2015年经济学人 英国政治 时钟停摆(在线收听

Politics

Winding down

Over a year before the general election, Parliament is already clocking off

PARLIAMENT feels different from usual. The lobbies and corridors are quieter.

The queues in the canteens are shorter. Records of internet activity in the Palace of Westminster show that monthly visits to YouTube have overtaken those to Parliament's information pages.

Visits to cricket websites are up, too. The division bells still ring in MPs' offices to announce votes and the wood-panelled committee rooms are still busy—but debates tend to be on independent (and sometimes eccentric) initiatives by MPs rather than on government bills.

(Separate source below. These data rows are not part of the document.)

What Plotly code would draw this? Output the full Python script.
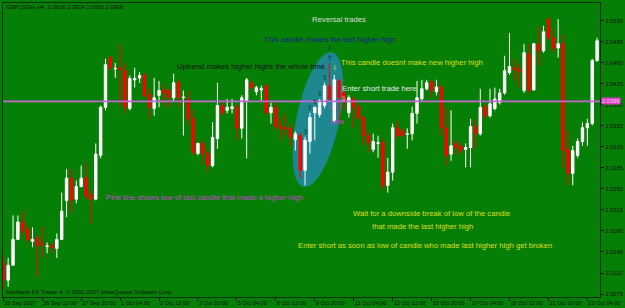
import math
import plotly.graph_objects as go

# ---------------- data ----------------
tick_bars = [0, 8, 16, 24, 32, 40, 48, 56, 64, 72, 80, 88, 96, 104, 112, 120]
tick_labels = ["25 Sep 2007", "26 Sep 12:00", "27 Sep 20:00", "1 Oct 04:00", "2 Oct 12:00",
               "3 Oct 20:00", "5 Oct 04:00", "8 Oct 12:00", "9 Oct 20:00", "11 Oct 04:00",
               "12 Oct 12:00", "15 Oct 20:00", "17 Oct 04:00", "18 Oct 12:00", "21 Oct 20:00",
               "23 Oct 04:00"]

price_ticks = [2.0075, 2.0110, 2.0145, 2.0180, 2.0215, 2.0250, 2.0285, 2.0320,
               2.0355, 2.0390, 2.0425, 2.0460, 2.0495, 2.0530]

opens = [
    2.0127, 2.0098, 2.0123, 2.0166, 2.0195, 2.0183, 2.0163, 2.0168, 2.0159, 2.0154,
    2.0156, 2.0151, 2.0166, 2.0231, 2.0268, 2.0233, 2.0254, 2.0269, 2.0241, 2.0233,
    2.0306, 2.0386, 2.0469, 2.0450, 2.0452, 2.0447, 2.0384, 2.0432, 2.0435, 2.0440,
    2.0407, 2.0384, 2.0406, 2.0415, 2.0414, 2.0402, 2.0427, 2.0402, 2.0400, 2.0367,
    2.0309, 2.0326, 2.0309, 2.0289, 2.0334, 2.0389, 2.0381, 2.0384, 2.0386, 2.0351,
    2.0397, 2.0427, 2.0412, 2.0415, 2.0422, 2.0377, 2.0386, 2.0354, 2.0352, 2.0351,
    2.0332, 2.0339, 2.0281, 2.0329, 2.0377, 2.0374, 2.0389, 2.0422, 2.0364, 2.0430,
    2.0410, 2.0377, 2.0400, 2.0386, 2.0369, 2.0339, 2.0316, 2.0326, 2.0327, 2.0256,
    2.0278, 2.0352, 2.0347, 2.0341, 2.0342, 2.0376, 2.0400, 2.0417, 2.0429, 2.0412,
    2.0420, 2.0352, 2.0308, 2.0326, 2.0321, 2.0316, 2.0319, 2.0354, 2.0342, 2.0387,
    2.0372, 2.0384, 2.0394, 2.0410, 2.0444, 2.0452, 2.0450, 2.0414, 2.0475, 2.0415,
    2.0492, 2.0480, 2.0533, 2.0502, 2.0485, 2.0492, 2.0316, 2.0276, 2.0306, 2.0329,
    2.0352, 2.0359, 2.0464]

highs = [
    2.0140, 2.0135, 2.0206, 2.0206, 2.0214, 2.0190, 2.0186, 2.0173, 2.0188, 2.0161,
    2.0161, 2.0176, 2.0244, 2.0283, 2.0283, 2.0264, 2.0289, 2.0294, 2.0248, 2.0326,
    2.0389, 2.0467, 2.0472, 2.0460, 2.0492, 2.0460, 2.0439, 2.0452, 2.0445, 2.0444,
    2.0419, 2.0435, 2.0430, 2.0425, 2.0417, 2.0442, 2.0432, 2.0414, 2.0414, 2.0381,
    2.0327, 2.0331, 2.0314, 2.0361, 2.0427, 2.0397, 2.0400, 2.0400, 2.0392, 2.0406,
    2.0435, 2.0430, 2.0422, 2.0422, 2.0425, 2.0394, 2.0394, 2.0369, 2.0376, 2.0359,
    2.0346, 2.0344, 2.0337, 2.0377, 2.0387, 2.0400, 2.0427, 2.0460, 2.0440, 2.0434,
    2.0417, 2.0406, 2.0404, 2.0391, 2.0372, 2.0344, 2.0342, 2.0339, 2.0334, 2.0302,
    2.0359, 2.0364, 2.0351, 2.0351, 2.0387, 2.0430, 2.0432, 2.0432, 2.0430, 2.0432,
    2.0424, 2.0386, 2.0381, 2.0331, 2.0327, 2.0326, 2.0367, 2.0366, 2.0417, 2.0391,
    2.0417, 2.0419, 2.0417, 2.0472, 2.0510, 2.0467, 2.0459, 2.0492, 2.0492, 2.0493,
    2.0522, 2.0522, 2.0535, 2.0517, 2.0533, 2.0508, 2.0347, 2.0322, 2.0334, 2.0361,
    2.0367, 2.0467, 2.0502]

lows = [
    2.0082, 2.0087, 2.0122, 2.0165, 2.0173, 2.0160, 2.0153, 2.0103, 2.0135, 2.0143,
    2.0143, 2.0135, 2.0165, 2.0203, 2.0211, 2.0226, 2.0253, 2.0231, 2.0193, 2.0231,
    2.0301, 2.0381, 2.0447, 2.0435, 2.0389, 2.0376, 2.0381, 2.0419, 2.0427, 2.0402,
    2.0367, 2.0372, 2.0386, 2.0389, 2.0386, 2.0397, 2.0386, 2.0339, 2.0356, 2.0306,
    2.0306, 2.0292, 2.0278, 2.0286, 2.0317, 2.0372, 2.0376, 2.0376, 2.0331, 2.0334,
    2.0301, 2.0415, 2.0406, 2.0397, 2.0374, 2.0359, 2.0347, 2.0331, 2.0339, 2.0322,
    2.0314, 2.0268, 2.0256, 2.0309, 2.0331, 2.0369, 2.0384, 2.0396, 2.0361, 2.0361,
    2.0381, 2.0369, 2.0352, 2.0364, 2.0322, 2.0311, 2.0311, 2.0302, 2.0248, 2.0244,
    2.0264, 2.0334, 2.0336, 2.0317, 2.0331, 2.0359, 2.0397, 2.0414, 2.0402, 2.0406,
    2.0339, 2.0289, 2.0297, 2.0306, 2.0309, 2.0286, 2.0286, 2.0317, 2.0339, 2.0367,
    2.0369, 2.0381, 2.0391, 2.0407, 2.0440, 2.0430, 2.0419, 2.0410, 2.0409, 2.0414,
    2.0455, 2.0477, 2.0497, 2.0477, 2.0469, 2.0286, 2.0256, 2.0256, 2.0302, 2.0322,
    2.0322, 2.0356, 2.0462]

closes = [
    2.0098, 2.0123, 2.0166, 2.0195, 2.0180, 2.0166, 2.0166, 2.0156, 2.0157, 2.0155,
    2.0153, 2.0166, 2.0213, 2.0268, 2.0231, 2.0254, 2.0268, 2.0239, 2.0233, 2.0308,
    2.0386, 2.0457, 2.0452, 2.0451, 2.0449, 2.0386, 2.0434, 2.0434, 2.0439, 2.0406,
    2.0386, 2.0402, 2.0414, 2.0410, 2.0402, 2.0427, 2.0402, 2.0403, 2.0367, 2.0311,
    2.0326, 2.0309, 2.0289, 2.0336, 2.0389, 2.0377, 2.0386, 2.0387, 2.0351, 2.0402,
    2.0432, 2.0419, 2.0419, 2.0417, 2.0377, 2.0386, 2.0354, 2.0351, 2.0350, 2.0336,
    2.0342, 2.0281, 2.0331, 2.0369, 2.0386, 2.0397, 2.0422, 2.0400, 2.0432, 2.0402,
    2.0395, 2.0402, 2.0386, 2.0369, 2.0339, 2.0327, 2.0329, 2.0327, 2.0256, 2.0278,
    2.0352, 2.0339, 2.0339, 2.0342, 2.0376, 2.0402, 2.0417, 2.0427, 2.0414, 2.0420,
    2.0352, 2.0306, 2.0322, 2.0319, 2.0314, 2.0319, 2.0354, 2.0342, 2.0386, 2.0372,
    2.0392, 2.0400, 2.0410, 2.0447, 2.0454, 2.0449, 2.0445, 2.0477, 2.0415, 2.0492,
    2.0480, 2.0512, 2.0502, 2.0484, 2.0492, 2.0314, 2.0276, 2.0314, 2.0329, 2.0352,
    2.0359, 2.0464, 2.0497]

pink_level = 2.0396
last_high_bar = 67
uptrend_bars = [62, 63, 64, 65, 66, 67]

# ---------------- styling ----------------
BG = "#067f06"
FONT = "Liberation Sans, Arial, sans-serif"
ARROWFONT = "DejaVu Sans, sans-serif"

W, H = 625, 308
L, R, T, B = 2, 22, 2, 11

fig = go.Figure()
fig.add_trace(go.Candlestick(
    x=list(range(len(opens))), open=opens, high=highs, low=lows, close=closes,
    increasing=dict(line=dict(color="#ffffff", width=1), fillcolor="#ffffff"),
    decreasing=dict(line=dict(color="#ff0000", width=1), fillcolor="#ff0000"),
    whiskerwidth=0, hoverinfo="skip", showlegend=False,
))

# ellipse geometry (pixel-like units mapped into data space)
x_px0, px_per_bar = 2.3, 4.9
y_top_px, y_bot_px = T, H - B
y_lo, y_hi = 2.0070, 2.05599


def to_data(px, py):
    x = (px - x_px0) / px_per_bar
    y = y_hi - (py - y_top_px) * (y_hi - y_lo) / (y_bot_px - y_top_px)
    return x, y


cx, cy, a, b, th = 319.0, 119.0, 69.0, 21.5, math.radians(12)
u = (math.sin(th), -math.cos(th))
v = (math.cos(th), math.sin(th))
pts = []
for k in range(73):
    t = 2 * math.pi * k / 72
    px = cx + a * math.cos(t) * u[0] + b * math.sin(t) * v[0]
    py = cy + a * math.cos(t) * u[1] + b * math.sin(t) * v[1]
    pts.append(to_data(px, py))
path = "M " + " L ".join(f"{x:.4f},{y:.6f}" for x, y in pts) + " Z"

shapes = [
    dict(type="path", path=path, xref="x", yref="y", fillcolor="#1d8890",
         line=dict(width=0), layer="below"),
    dict(type="line", xref="paper", x0=0, x1=1, yref="y", y0=pink_level, y1=pink_level,
         line=dict(color="#c266d6", width=1.6), layer="above"),
]


def px2paper(px, py):
    return (px - L) / (W - L - R), (H - B - py) / (H - T - B)


annos = []


def ptxt(px, py, s, color, size=7.7, xanchor="left"):
    x, y = px2paper(px, py)
    annos.append(dict(x=x, y=y, xref="paper", yref="paper", text=s, showarrow=False,
                      xanchor=xanchor, yanchor="middle",
                      font=dict(family=FONT, size=size, color=color)))


ptxt(3, 6.5, "GBPUSDm,H4  2.0918 2.0924 2.0905 2.0908", "#111111", 5.8)
ptxt(340, 19, "Reversal trades", "#dadada", 7.7, "center")
ptxt(331, 38.5, "This candle makes the last higher high", "#14208a", 7.7, "center")
ptxt(328, 66, "Uptrend makes higher highs the whole time", "#111111", 7.7, "right")
ptxt(340, 62, "This candle doesnt make new higher high", "#dede20", 7.7)
ptxt(341, 87.5, "Enter short trade here", "#e8e8e8", 7.7)
ptxt(329, 121, "Low", "#d040d0", 7.7)
ptxt(104, 197, "Pink line shows low of last candle that made a higher high", "#c244c8", 7.7)
ptxt(433, 213, "Wait for a downside break of low of the candle", "#dede20", 7.7, "center")
ptxt(424, 226.5, "that made the last higher high", "#dede20", 7.7, "center")
ptxt(297, 245, "Enter short as soon as low of candle who made last higher high get broken", "#dede20", 7.7)
ptxt(3, 292, "Interbank FX Trader 4, \u00a9 2001-2007 MetaQuotes Software Corp.", "#111111", 5.8)


def arrow(bar, price, glyph, color, yanchor, yshift):
    annos.append(dict(x=bar, y=price, xref="x", yref="y", text=glyph, showarrow=False,
                      xanchor="center", yanchor=yanchor, yshift=yshift,
                      font=dict(family=ARROWFONT, size=6.5, color=color)))


# arrows above the candles of the uptrend
for bi in uptrend_bars:
    arrow(bi, highs[bi], "\u21e7", "#0a1a1a", "bottom", -1)
arrow(last_high_bar, highs[last_high_bar], "\u21e9", "#14208a", "bottom", 9)
arrow(last_high_bar + 1, highs[last_high_bar + 1], "\u21e9", "#dede20", "bottom", 1)
arrow(last_high_bar + 3, pink_level, "\u21e9", "#f0f0f0", "middle", 2)
arrow(last_high_bar, lows[last_high_bar], "\u21e7", "#d040d0", "top", -1)

# price label of the pink line
annos.append(dict(x=1, y=pink_level, xref="paper", yref="y", text=f"{pink_level:.4f}",
                  showarrow=False, xanchor="left", yanchor="middle", xshift=1,
                  bgcolor="#e03cc8", borderpad=0,
                  font=dict(family=FONT, size=5.8, color="#f8d8f8")))

fig.update_layout(
    width=W, height=H, margin=dict(l=L, r=R, t=T, b=B),
    paper_bgcolor=BG, plot_bgcolor=BG,
    shapes=shapes, annotations=annos, showlegend=False,
    xaxis=dict(range=[-0.06, 122.6], tickmode="array", tickvals=tick_bars, ticktext=tick_labels,
               ticks="outside", ticklen=3, tickcolor="#111111", ticklabelposition="outside right",
               tickangle=0,
               tickfont=dict(family=FONT, size=5.6, color="#111111"),
               showgrid=False, zeroline=False, showline=True, mirror=True,
               linecolor="#0c2c0c", linewidth=1, rangeslider=dict(visible=False)),
    yaxis=dict(range=[y_lo, y_hi], side="right", tickmode="array", tickvals=price_ticks,
               ticktext=[f"{p:.4f}" for p in price_ticks],
               ticks="outside", ticklen=3, tickcolor="#111111",
               tickfont=dict(family=FONT, size=5.8, color="#111111"),
               showgrid=False, zeroline=False, showline=True, mirror=True,
               linecolor="#0c2c0c", linewidth=1),
)

fig.write_html("out.html")
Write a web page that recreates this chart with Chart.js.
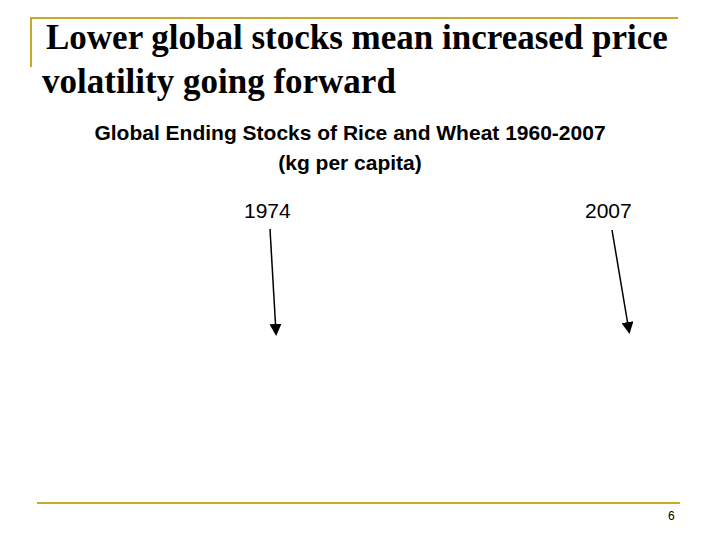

Each seems to be doing his own thing.

Britain's Parliament normally stands out for its raucous debates, its might and its bustle. Unlike America's Congress, it is not prone to long spells of deadlock; unlike France's National Assembly,

it is not subordinate to a monarch-like president; unlike the German Bundestag, regional legislatures do not dilute its power.

And not long ago it was a whirlwind of activity. In the 2010-12 session the Conservative-Liberal Democrat coalition passed 42 bills overhauling the national finances and most major public services.

But last year's Queen's Speech introduced just 15 bills, several of them minor.

With seven weeks left in the parliamentary year, MPs have passed only 801 pages of government legislation

(excluding money-raising measures and bills mostly debated in the last session).

Even in the unusually short 2012-13 session they managed more than twice as much.

Thirteen months before the next general election, the legislative motor is spluttering.

Why? “They passed a hell of a lot of legislation in early sessions, much more so than Blair or Thatcher,”

explains Peter Riddell of the Institute for Government.

So the government soon ran out of policies that both sides of the coalition found acceptable.

It is now stuck. Having fixed the parliamentary term at five years, it must sit out the remaining months.

Amid the torpor, minds are turning to the election. “A year ago all the conversations were about policy;

now it is positioning and campaigning,” observes one MP.

Those with swing seats, particularly Lib Dems who need to overcome their party's poor polling, are using the quiet time to woo constituents.

Some spend as little as a day a week in Westminster.

Other MPs are away from Parliament for different reasons. For those with comfortable majorities, foreign junkets and media careers beckon.

“I've never had more time to write,”chuckles one. So occupied are some MPs with their second jobs that Andrew Lansley,

the leader of the House of Commons, is said to have reminded them that their first duty is to their voters.

Scottish MPs have a less cushy distraction: canvassing voters ahead of the referendum on independence, which will take place in September.

Those left in Westminster spend their time on three main things. One is scrutiny.

Since 2010 select committees have been elected by MPs rather than by party bosses. That has enlivened them.

They are busy holding the government to account and, in the case of the Consolidation Bills committee, tidying up outdated legislation.

One recent victim was a series of 19th-century laws governing the railways in Imperial India.

“The romantic in me was rather sad to see them go,” says Robert Buckland, one of its members.

Others pursue idiosyncratic political campaigns. Peter Bone, an outspoken Tory,

is trying to rename the August Bank Holiday after Margaret Thatcher.

Other campaigns concern bread-and-butter matters like household bills and consumer rights.

Robert Halfon, the Conservative MP for Harlow, a blue-collar town in Essex, is especially prolific.

His Additional Charges for Utility Bills Not Paid by Direct Debit (Limits) Bill awaits its second reading.

In the lobbies and tearooms these campaigning MPs seek their colleagues' support for such private members' bills,

Early Day Motions (short written declarations) and backbench debates.

Other parliamentarians are busy agitating within their parties.

Pressure groups of MPs are becoming more vocal, and new ones like Renewal

(a campaign for working-class Conservatism) and One Nation (a gang of young Labour MPs) have sprung up.

Some of these publish reports and papers, others host guest speakers.

“Every five minutes there is another bloody supper club,” groans one MP in a marginal seat.

These gatherings mostly serve as networking opportunities.

More troublingly, for party leaders, they are also perfect places for idle hands to make trouble:

for leadership pretenders to peacock and for disgruntled MPs to plot and scheme.

Tory backbenchers have taken to gathering signatures on letters grousing about government policy.

The depth of Westminster's legislative lull may be unusual, but it is not entirely new.

In the 1850s the Spectator, a news magazine, reported that Parliament was so quiet “you may hear a bill drop.”

In the 18th century MPs could talk for as long as they liked—and often did—as their colleagues ate oranges and cracked nuts.

Something for MPs to ponder, in between doing not very much.